Allied Engineers Found A Philosophy In The Wreckage
When Allied technical teams examined captured or abandoned G4Ms, they were not just studying an aircraft. They were studying a worldview. American and British aircraft design increasingly emphasized crew protection, self-sealing tanks, armor around critical areas, redundancy, and survivability. These features added weight, reduced some performance, and complicated production. But they made it more likely that trained crews could bring damaged aircraft home.

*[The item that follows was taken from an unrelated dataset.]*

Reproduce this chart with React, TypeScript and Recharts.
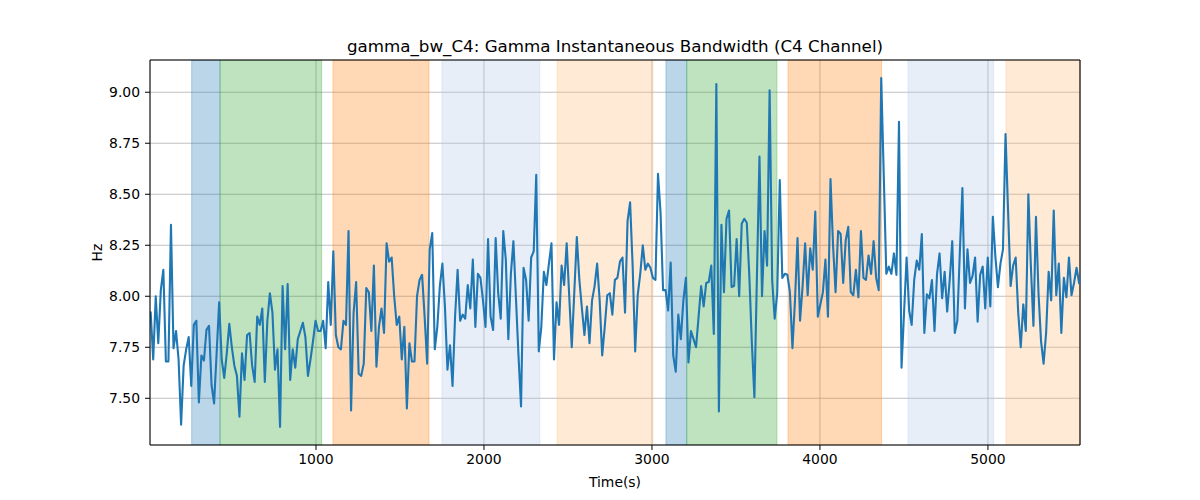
import React from "react";
import { LineChart, Line, XAxis, YAxis, CartesianGrid, ReferenceArea, ReferenceLine } from "recharts";

const title = "gamma_bw_C4: Gamma Instantaneous Bandwidth (C4 Channel)";
const xLabel = "Time(s)";
const yLabel = "Hz";

const xTicks = [1000, 2000, 3000, 4000, 5000];
const yTicks = [7.5, 7.75, 8.0, 8.25, 8.5, 8.75, 9.0];
const xDomain = [12, 5548];
const yDomain = [7.271, 9.158];

const timeStart = 16;
const timeStep = 15.1;

const hzValues = [
  7.92, 7.69, 8.0, 7.77, 8.03, 8.13, 7.68, 7.68, 8.35, 7.745, 7.83, 7.69, 7.37, 7.66, 7.74, 7.8, 7.56, 7.86, 7.88, 7.48, 7.71, 7.685, 7.835, 7.855, 7.565, 7.475, 7.72, 7.97, 7.69, 7.6, 7.72, 7.865, 7.75, 7.66, 7.61, 7.41, 7.72, 7.59, 7.81, 7.82, 7.66, 7.58,
  7.9, 7.86, 7.94, 7.58, 7.88, 8.015, 7.92, 7.64, 7.74, 7.36, 8.05, 7.74, 8.06, 7.59, 7.74, 7.65, 7.79, 7.83, 7.87, 7.8, 7.61, 7.69, 7.78, 7.88, 7.83, 7.83, 7.88, 7.745, 8.07, 7.86, 8.22, 7.81, 7.75, 7.74, 7.88, 7.86, 8.32, 7.44, 7.92, 8.07,
  7.62, 7.61, 7.67, 8.04, 8.02, 7.83, 8.15, 7.655, 7.85, 7.94, 7.82, 8.26, 8.17, 8.19, 8.0, 7.86, 7.9, 7.69, 7.85, 7.45, 7.77, 7.68, 7.68, 8.0, 8.08, 8.105, 7.9, 7.67, 8.23, 8.31, 7.74, 7.85, 8.05, 8.16, 7.95, 7.64, 7.76, 7.56, 7.9, 8.13, 7.88,
  7.91, 7.89, 8.055, 7.94, 8.18, 7.85, 8.11, 8.09, 7.98, 7.85, 8.28, 7.9, 7.835, 8.285, 8.015, 7.89, 8.32, 8.18, 7.79, 8.11, 8.27, 7.99, 7.71, 7.46, 8.14, 8.08, 7.88, 8.19, 8.22, 8.595, 7.73, 7.85, 8.12, 8.055, 8.16, 8.26, 7.69, 7.97, 7.86, 8.15, 8.055,
  8.26, 8.0, 7.75, 8.02, 8.29, 8.08, 7.94, 7.81, 7.95, 7.77, 7.98, 8.05, 8.16, 7.98, 7.71, 7.85, 8.005, 8.015, 7.91, 8.08, 8.09, 8.17, 8.19, 7.92, 8.37, 8.46, 8.15, 7.73, 8.005, 8.11, 8.25, 8.13, 8.16, 8.14, 8.09, 8.08, 8.6, 8.41, 8.03, 8.03, 7.93,
  8.165, 7.71, 7.63, 7.91, 7.79, 7.98, 8.09, 7.675, 7.83, 7.79, 7.75, 7.9, 8.05, 7.95, 8.065, 8.07, 8.15, 7.815, 9.04, 7.435, 8.35, 8.02, 8.38, 8.42, 8.045, 8.05, 8.28, 8.0, 8.355, 8.38, 8.36, 8.1, 7.77, 7.505, 8.1, 8.685, 8.0, 8.32, 8.15, 9.01,
  8.08, 7.89, 8.015, 8.57, 8.09, 8.11, 8.105, 8.02, 7.745, 7.98, 8.285, 7.88, 8.05, 8.26, 8.005, 8.235, 8.13, 8.415, 7.9, 7.96, 8.02, 8.18, 7.9, 8.575, 8.25, 8.02, 8.32, 8.305, 8.065, 8.275, 8.34, 8.02, 8.005, 8.13, 7.995, 8.32, 8.09, 8.08, 8.2, 8.11, 8.27,
  8.09, 8.03, 9.07, 8.59, 8.11, 8.145, 8.11, 8.21, 8.105, 8.855, 7.65, 7.92, 8.19, 7.93, 7.86, 8.08, 8.175, 8.13, 8.305, 7.82, 8.01, 7.99, 8.08, 7.83, 8.11, 8.21, 7.99, 8.12, 7.925, 8.08, 8.27, 7.82, 7.88, 8.22, 8.53, 7.94, 8.23, 8.065, 8.1, 8.19, 7.875,
  8.105, 8.145, 7.94, 8.19, 7.95, 8.39, 8.195, 8.045, 8.16, 8.23, 8.795, 8.42, 8.05, 8.15, 8.19, 7.92, 7.75, 7.96, 7.83, 8.5, 8.145, 7.855, 8.39, 8.015, 7.78, 7.67, 7.82, 8.12, 7.98, 8.42, 8.005, 8.16, 7.82, 8.09, 7.995, 8.19, 8.005, 8.065, 8.14, 8.065,
];

const bandStarts = [260, 429, 1101, 1750, 2435, 3083, 3207, 3810, 4524, 5107];
const bandEnds = [429, 1034, 1673, 2333, 3006, 3207, 3744, 4367, 5034, 5548];
const bandColors = ["#1f77b4", "#2ca02c", "#ff7f0e", "#aec7e8", "#ffbb78", "#1f77b4", "#2ca02c", "#ff7f0e", "#aec7e8", "#ffbb78"];

const data = hzValues.map((v, i) => ({ t: timeStart + i * timeStep, v }));

const FONT = "DejaVu Sans, sans-serif";

export default function App() {
  return (
    <div style={{ position: "absolute", left: 0, top: 0, width: 1200, height: 500, background: "#fff" }}>
      <LineChart width={1200} height={500} data={data} margin={{ top: 60, right: 120, bottom: 10, left: 90 }}>
        <CartesianGrid stroke="#b0b0b0" strokeWidth={0.8} />
        {bandStarts.map((s, i) => (
          <ReferenceArea
            key={i}
            x1={s}
            x2={bandEnds[i]}
            fill={bandColors[i]}
            fillOpacity={0.3}
            stroke={bandColors[i]}
            strokeOpacity={0.3}
            strokeWidth={1}
            ifOverflow="hidden"
          />
        ))}
        <XAxis
          dataKey="t"
          type="number"
          domain={xDomain}
          ticks={xTicks}
          allowDataOverflow
          height={45}
          stroke="#000"
          tickSize={5}
          tickMargin={4}
          tick={{ fill: "#000", fontSize: 13.9, fontFamily: FONT }}
        />
        <YAxis
          type="number"
          domain={yDomain}
          ticks={yTicks}
          allowDataOverflow
          width={60}
          stroke="#000"
          tickSize={5}
          tickMargin={5}
          tickFormatter={(v) => Number(v).toFixed(2)}
          tick={{ fill: "#000", fontSize: 13.9, fontFamily: FONT }}
        />
        <ReferenceLine y={yDomain[1]} stroke="#000" strokeWidth={1.1} />
        <ReferenceLine x={xDomain[1]} stroke="#000" strokeWidth={1.1} />
        <Line
          type="linear"
          dataKey="v"
          stroke="#1f77b4"
          strokeWidth={2.1}
          strokeLinejoin="round"
          strokeLinecap="square"
          dot={false}
          activeDot={false}
          isAnimationActive={false}
        />
        <text x={615} y={52} textAnchor="middle" fontFamily={FONT} fontSize={16.7} fill="#000">
          {title}
        </text>
        <text x={615} y={487} textAnchor="middle" fontFamily={FONT} fontSize={13.9} fill="#000">
          {xLabel}
        </text>
        <text
          x={102}
          y={252.5}
          textAnchor="middle"
          fontFamily={FONT}
          fontSize={13.9}
          fill="#000"
          transform="rotate(-90, 102, 252.5)"
        >
          {yLabel}
        </text>
      </LineChart>
    </div>
  );
}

The G4M’s early design made the opposite choice. It accepted that if the aircraft was hit, survival was unlikely. That decision was not irrational in the context of Japanese strategic assumptions. Japan needed long-range strike aircraft to compensate for distance and limited base networks. It expected short, decisive campaigns. It did not expect a long attritional air war against a United States that could expand fighter coverage, replace aircraft, and train pilots in enormous numbers.
That is why the Betty’s unprotected tanks mattered so much. They were not merely a technical flaw. They were evidence of strategic optimism.
Capability Without Survivability Has A Deadline
The G4M Betty is a lesson in military design. Every weapon is a compromise. Range, speed, payload, armor, fuel, reliability, and production all compete with one another. No aircraft can maximize everything. The danger comes when one requirement becomes so dominant that the weapon cannot survive the conditions it is likely to face.
The Betty’s range was real. So was its vulnerability. In 1941, the range mattered more. By 1943, the vulnerability mattered more. By 1945, the vulnerability had become the aircraft’s defining feature. That is why the Betty’s story still matters. It shows how a successful design can become a strategic trap when the assumptions behind it collapse.
Japan built a bomber that could reach almost anywhere. But once the enemy could reach back, there was almost nothing inside its wings to keep its crews alive.